SUPPLIED INFORMATION |
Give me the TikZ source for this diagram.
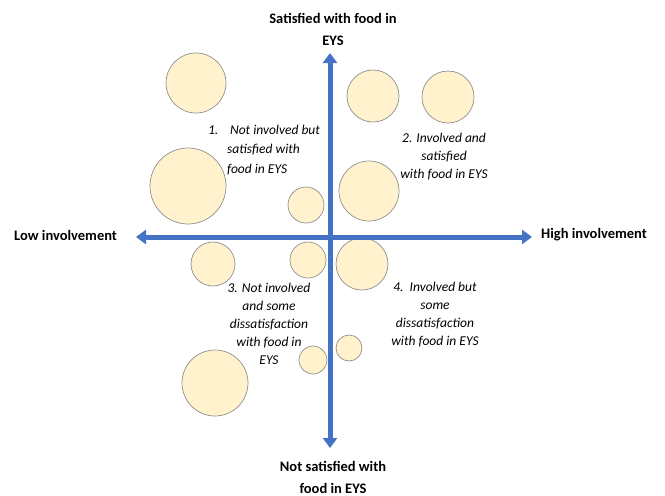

* * *

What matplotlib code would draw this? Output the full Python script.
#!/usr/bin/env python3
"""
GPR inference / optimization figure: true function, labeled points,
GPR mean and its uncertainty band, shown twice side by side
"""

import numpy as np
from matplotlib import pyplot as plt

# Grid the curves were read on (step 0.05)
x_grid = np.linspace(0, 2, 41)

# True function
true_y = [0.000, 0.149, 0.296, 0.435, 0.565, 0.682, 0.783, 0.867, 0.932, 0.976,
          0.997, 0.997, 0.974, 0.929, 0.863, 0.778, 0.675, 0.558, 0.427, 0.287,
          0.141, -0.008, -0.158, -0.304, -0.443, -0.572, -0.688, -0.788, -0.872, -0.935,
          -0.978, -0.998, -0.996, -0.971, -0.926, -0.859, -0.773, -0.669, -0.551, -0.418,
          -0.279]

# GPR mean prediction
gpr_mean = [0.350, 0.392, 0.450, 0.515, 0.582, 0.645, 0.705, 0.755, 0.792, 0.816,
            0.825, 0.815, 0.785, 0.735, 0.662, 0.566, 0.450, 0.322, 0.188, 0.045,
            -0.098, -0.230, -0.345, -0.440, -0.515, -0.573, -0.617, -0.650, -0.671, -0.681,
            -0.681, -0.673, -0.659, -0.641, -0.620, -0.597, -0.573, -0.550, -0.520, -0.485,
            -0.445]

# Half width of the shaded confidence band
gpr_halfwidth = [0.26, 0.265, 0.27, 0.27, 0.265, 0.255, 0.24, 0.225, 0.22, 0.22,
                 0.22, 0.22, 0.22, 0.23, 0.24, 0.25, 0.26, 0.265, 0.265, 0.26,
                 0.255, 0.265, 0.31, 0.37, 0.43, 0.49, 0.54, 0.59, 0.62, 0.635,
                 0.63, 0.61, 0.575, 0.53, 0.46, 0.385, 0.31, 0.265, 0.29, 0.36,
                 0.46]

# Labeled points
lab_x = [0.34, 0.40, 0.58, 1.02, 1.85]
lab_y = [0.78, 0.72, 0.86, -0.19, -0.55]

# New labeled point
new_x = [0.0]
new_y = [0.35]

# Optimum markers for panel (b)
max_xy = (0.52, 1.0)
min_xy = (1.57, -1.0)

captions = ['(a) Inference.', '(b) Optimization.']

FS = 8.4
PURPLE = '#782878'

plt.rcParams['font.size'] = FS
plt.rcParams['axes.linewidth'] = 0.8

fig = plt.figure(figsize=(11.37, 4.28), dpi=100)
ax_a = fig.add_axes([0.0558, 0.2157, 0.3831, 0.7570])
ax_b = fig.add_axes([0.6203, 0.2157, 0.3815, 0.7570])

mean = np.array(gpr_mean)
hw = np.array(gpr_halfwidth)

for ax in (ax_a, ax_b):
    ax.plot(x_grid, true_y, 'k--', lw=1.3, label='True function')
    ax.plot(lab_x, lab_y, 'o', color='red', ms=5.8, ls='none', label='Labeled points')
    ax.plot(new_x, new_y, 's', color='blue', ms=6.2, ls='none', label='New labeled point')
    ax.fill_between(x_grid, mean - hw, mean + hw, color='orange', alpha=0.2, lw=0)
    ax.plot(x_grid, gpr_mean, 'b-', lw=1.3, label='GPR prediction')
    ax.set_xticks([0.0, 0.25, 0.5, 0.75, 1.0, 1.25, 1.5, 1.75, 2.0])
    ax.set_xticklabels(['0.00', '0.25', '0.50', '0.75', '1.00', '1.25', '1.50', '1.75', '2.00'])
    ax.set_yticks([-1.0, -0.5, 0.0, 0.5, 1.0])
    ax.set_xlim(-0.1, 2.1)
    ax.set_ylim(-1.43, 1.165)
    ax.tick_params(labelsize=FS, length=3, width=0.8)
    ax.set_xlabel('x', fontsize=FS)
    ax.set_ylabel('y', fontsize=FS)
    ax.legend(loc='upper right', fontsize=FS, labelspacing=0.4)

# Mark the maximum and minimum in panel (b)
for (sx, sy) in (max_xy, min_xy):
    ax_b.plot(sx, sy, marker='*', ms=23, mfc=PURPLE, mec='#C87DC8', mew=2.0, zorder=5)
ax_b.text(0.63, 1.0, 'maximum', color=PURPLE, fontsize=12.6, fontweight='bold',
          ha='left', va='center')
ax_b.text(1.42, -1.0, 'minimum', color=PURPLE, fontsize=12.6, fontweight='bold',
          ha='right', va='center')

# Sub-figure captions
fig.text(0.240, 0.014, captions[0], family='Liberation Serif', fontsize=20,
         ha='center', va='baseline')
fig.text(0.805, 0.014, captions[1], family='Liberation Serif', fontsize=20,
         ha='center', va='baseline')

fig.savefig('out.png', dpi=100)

* * *

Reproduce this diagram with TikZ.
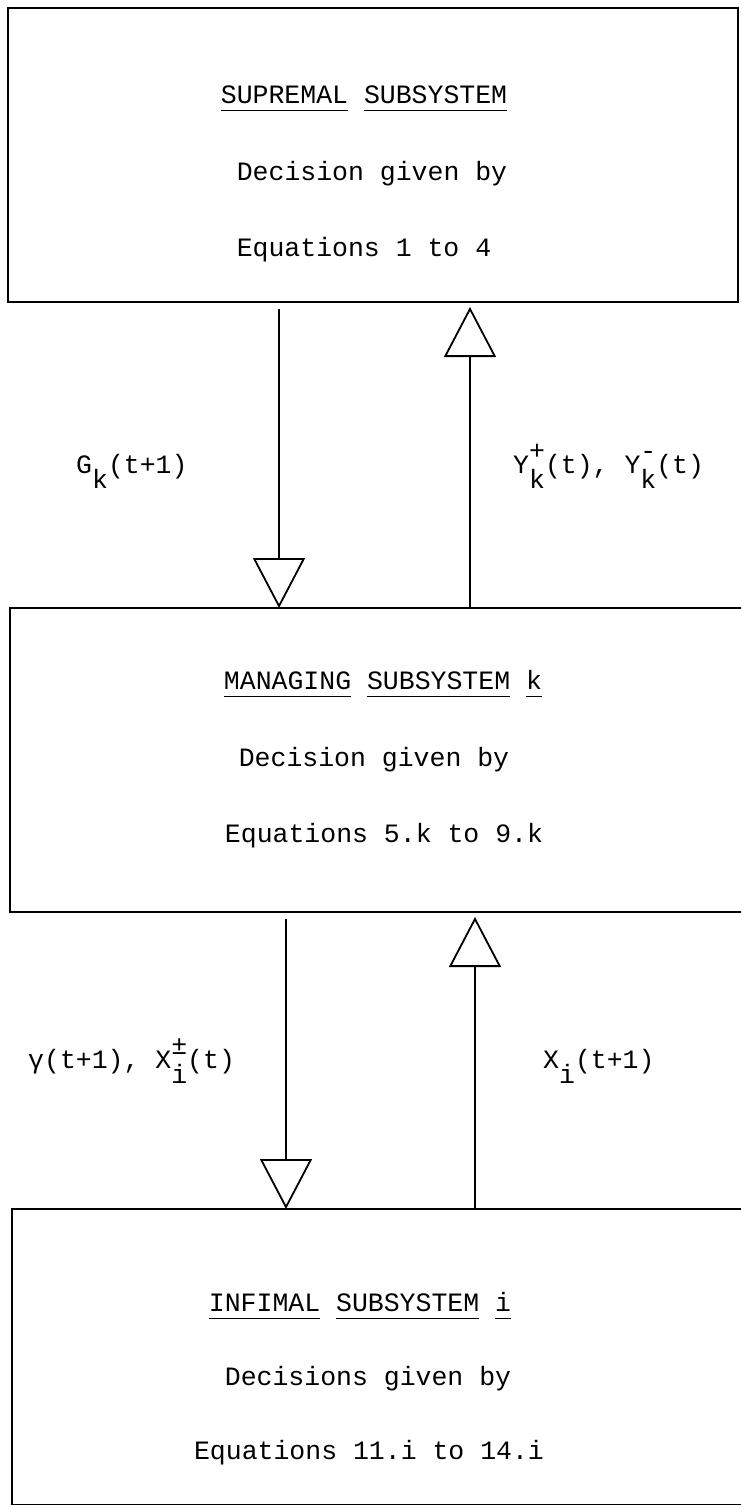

SET PROBLEM |
Track down the lines that include the word "this" and copy them.

WRITTEN SOLUTION |
Give me the TikZ source for this diagram.
What matplotlib code would draw this? Output the full Python script.
Reproduce this diagram with TikZ.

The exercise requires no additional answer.